I totally agree with my hon. Friend.

Sri Lanka has the potential to be one of the powerhouses of Asia, and the world. Just three decades ago, it was held up as a model society. Professor Amartya Sen used to write in glowing terms that here was—dare I say it?—a socialist economy and society that had managed to reduce infant mortality, improve literacy and achieve many other key indicators of human progress. Sri Lanka had done a tremendous job. However, the strife that we have seen over the past 30 years has, unfortunately, seen the society go backwards and social progress reversed.

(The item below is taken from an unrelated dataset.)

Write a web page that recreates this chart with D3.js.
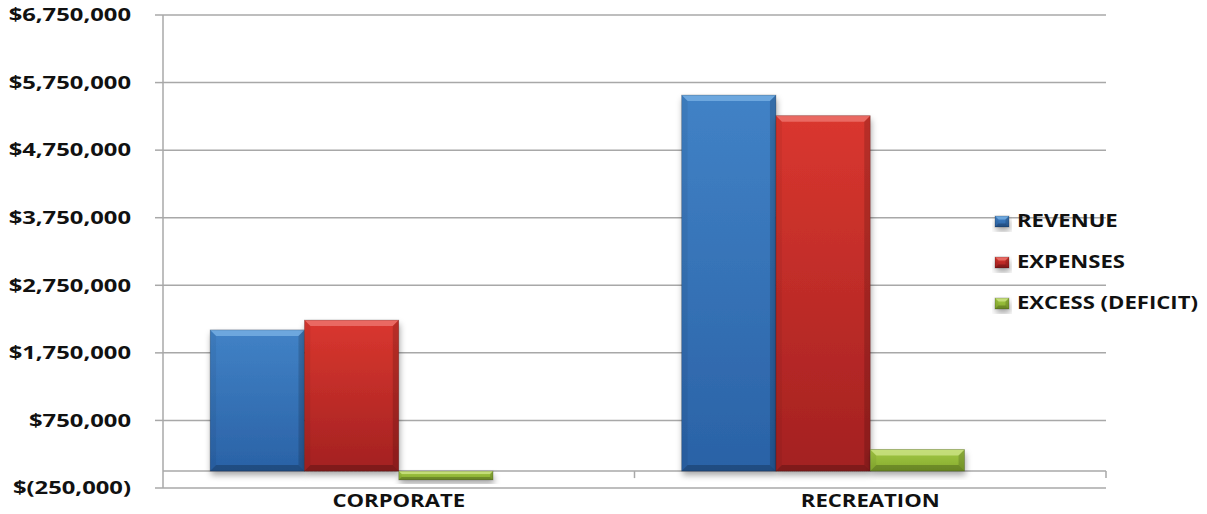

I am sure that those achievements can be regained—but what it will take to do that is peace. It will take Governments such as ours and the European Union putting even more pressure than they have hitherto on both parts of the island to come together. The biggest aid package that we could ever give to the island would be to help it to promote peace. It would no longer need our support or aid—it is more than capable of becoming prosperous by itself, without a pound of aid—if we helped it to restore peace. I am delighted to see that a Minister from the Department for International Development is to respond to the debate, and I hope that his Department, working with the Foreign Office, can give Sri Lanka that aid.

When the tsunami occurred, I hoped that it would help to stimulate peace and reconciliation, because the response to it was building on the ceasefire agreement that had been working, particularly under Prime Minister Wickramasinghe. Unfortunately, that did not happen. Some of the negative voices from the old Kumaratunga regime, and subsequently from the Rajapakse regime, had their way, and we have seen a deterioration in the situation ever since.

When we were considering how individual MPs and communities in this country could help, one project that I was delighted to support was the fish and ships scheme. Many fishermen had lost their boats, and their livelihoods, as a result of the tsunami, but some British people living in Sri Lanka got together with the fishermen and the communities and said, "If we supply you with ships and get you contracts with British supermarkets for your fish, that will help to revive your economy." And that has happened.

If we help people in such ways, Sri Lanka can be a wonderful place again. But there is a precondition: peace. Let us not wait another five or 10 years before the House again debates this issue and puts pressure on the Government to do more. Let us keep coming back to the subject again and again, because the cause of peace in Sri Lanka deserves our attention, and deserves to be one of the key issues to which we pay attention.